>> begin

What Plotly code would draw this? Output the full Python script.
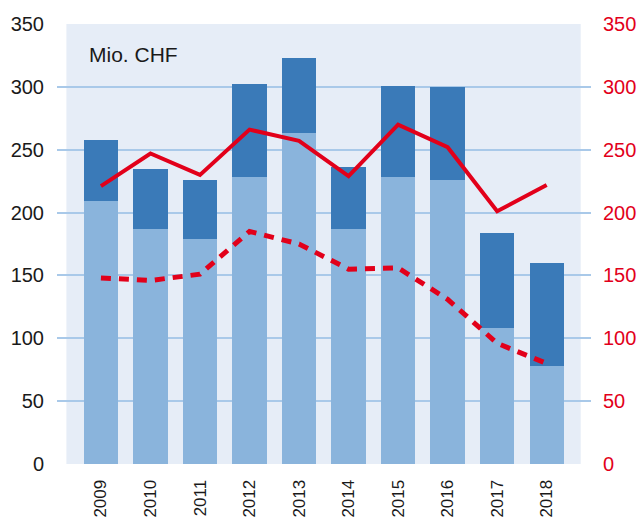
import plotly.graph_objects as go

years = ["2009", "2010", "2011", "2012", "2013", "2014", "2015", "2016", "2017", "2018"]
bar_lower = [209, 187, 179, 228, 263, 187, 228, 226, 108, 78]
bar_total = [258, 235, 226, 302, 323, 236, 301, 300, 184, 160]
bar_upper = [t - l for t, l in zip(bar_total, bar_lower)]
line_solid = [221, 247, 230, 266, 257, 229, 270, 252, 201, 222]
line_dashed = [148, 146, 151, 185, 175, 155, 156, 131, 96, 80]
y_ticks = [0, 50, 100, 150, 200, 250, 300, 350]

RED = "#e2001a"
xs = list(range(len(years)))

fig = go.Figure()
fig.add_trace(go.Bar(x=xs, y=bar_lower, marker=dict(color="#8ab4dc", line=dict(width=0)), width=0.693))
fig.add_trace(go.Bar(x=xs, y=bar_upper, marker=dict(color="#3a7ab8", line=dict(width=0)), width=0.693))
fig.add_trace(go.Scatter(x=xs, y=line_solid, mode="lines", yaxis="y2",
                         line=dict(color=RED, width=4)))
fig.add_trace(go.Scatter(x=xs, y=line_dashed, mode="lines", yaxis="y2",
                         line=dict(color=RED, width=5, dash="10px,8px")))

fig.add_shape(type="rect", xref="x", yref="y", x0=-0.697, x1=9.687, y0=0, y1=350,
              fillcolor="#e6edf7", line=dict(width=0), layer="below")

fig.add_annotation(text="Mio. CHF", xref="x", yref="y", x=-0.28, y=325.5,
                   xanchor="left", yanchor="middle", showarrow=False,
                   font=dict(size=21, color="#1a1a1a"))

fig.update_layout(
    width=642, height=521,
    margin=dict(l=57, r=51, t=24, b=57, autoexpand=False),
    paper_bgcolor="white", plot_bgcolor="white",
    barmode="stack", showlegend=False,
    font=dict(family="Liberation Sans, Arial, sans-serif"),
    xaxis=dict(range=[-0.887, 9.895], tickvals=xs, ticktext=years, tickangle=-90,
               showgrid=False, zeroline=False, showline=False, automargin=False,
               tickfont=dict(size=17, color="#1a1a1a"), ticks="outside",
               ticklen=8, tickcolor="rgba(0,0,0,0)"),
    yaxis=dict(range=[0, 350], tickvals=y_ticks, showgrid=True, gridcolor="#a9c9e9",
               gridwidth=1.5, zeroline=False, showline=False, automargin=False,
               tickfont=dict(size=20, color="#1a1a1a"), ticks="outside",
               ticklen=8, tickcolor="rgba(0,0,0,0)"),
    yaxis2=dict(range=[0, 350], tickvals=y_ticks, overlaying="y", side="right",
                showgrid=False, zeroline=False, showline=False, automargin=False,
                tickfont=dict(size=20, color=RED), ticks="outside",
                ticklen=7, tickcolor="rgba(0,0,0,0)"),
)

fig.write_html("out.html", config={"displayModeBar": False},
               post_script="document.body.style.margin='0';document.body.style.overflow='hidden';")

>> end

The listing above must be printed again exactly, minus its pictures.

» SOLUTION TO THIS TASK:
What Plotly code would draw this? Output the full Python script.
import plotly.graph_objects as go

years = ["2009", "2010", "2011", "2012", "2013", "2014", "2015", "2016", "2017", "2018"]
bar_lower = [209, 187, 179, 228, 263, 187, 228, 226, 108, 78]
bar_total = [258, 235, 226, 302, 323, 236, 301, 300, 184, 160]
bar_upper = [t - l for t, l in zip(bar_total, bar_lower)]
line_solid = [221, 247, 230, 266, 257, 229, 270, 252, 201, 222]
line_dashed = [148, 146, 151, 185, 175, 155, 156, 131, 96, 80]
y_ticks = [0, 50, 100, 150, 200, 250, 300, 350]

RED = "#e2001a"
xs = list(range(len(years)))

fig = go.Figure()
fig.add_trace(go.Bar(x=xs, y=bar_lower, marker=dict(color="#8ab4dc", line=dict(width=0)), width=0.693))
fig.add_trace(go.Bar(x=xs, y=bar_upper, marker=dict(color="#3a7ab8", line=dict(width=0)), width=0.693))
fig.add_trace(go.Scatter(x=xs, y=line_solid, mode="lines", yaxis="y2",
                         line=dict(color=RED, width=4)))
fig.add_trace(go.Scatter(x=xs, y=line_dashed, mode="lines", yaxis="y2",
                         line=dict(color=RED, width=5, dash="10px,8px")))

fig.add_shape(type="rect", xref="x", yref="y", x0=-0.697, x1=9.687, y0=0, y1=350,
              fillcolor="#e6edf7", line=dict(width=0), layer="below")

fig.add_annotation(text="Mio. CHF", xref="x", yref="y", x=-0.28, y=325.5,
                   xanchor="left", yanchor="middle", showarrow=False,
                   font=dict(size=21, color="#1a1a1a"))

fig.update_layout(
    width=642, height=521,
    margin=dict(l=57, r=51, t=24, b=57, autoexpand=False),
    paper_bgcolor="white", plot_bgcolor="white",
    barmode="stack", showlegend=False,
    font=dict(family="Liberation Sans, Arial, sans-serif"),
    xaxis=dict(range=[-0.887, 9.895], tickvals=xs, ticktext=years, tickangle=-90,
               showgrid=False, zeroline=False, showline=False, automargin=False,
               tickfont=dict(size=17, color="#1a1a1a"), ticks="outside",
               ticklen=8, tickcolor="rgba(0,0,0,0)"),
    yaxis=dict(range=[0, 350], tickvals=y_ticks, showgrid=True, gridcolor="#a9c9e9",
               gridwidth=1.5, zeroline=False, showline=False, automargin=False,
               tickfont=dict(size=20, color="#1a1a1a"), ticks="outside",
               ticklen=8, tickcolor="rgba(0,0,0,0)"),
    yaxis2=dict(range=[0, 350], tickvals=y_ticks, overlaying="y", side="right",
                showgrid=False, zeroline=False, showline=False, automargin=False,
                tickfont=dict(size=20, color=RED), ticks="outside",
                ticklen=7, tickcolor="rgba(0,0,0,0)"),
)

fig.write_html("out.html", config={"displayModeBar": False},
               post_script="document.body.style.margin='0';document.body.style.overflow='hidden';")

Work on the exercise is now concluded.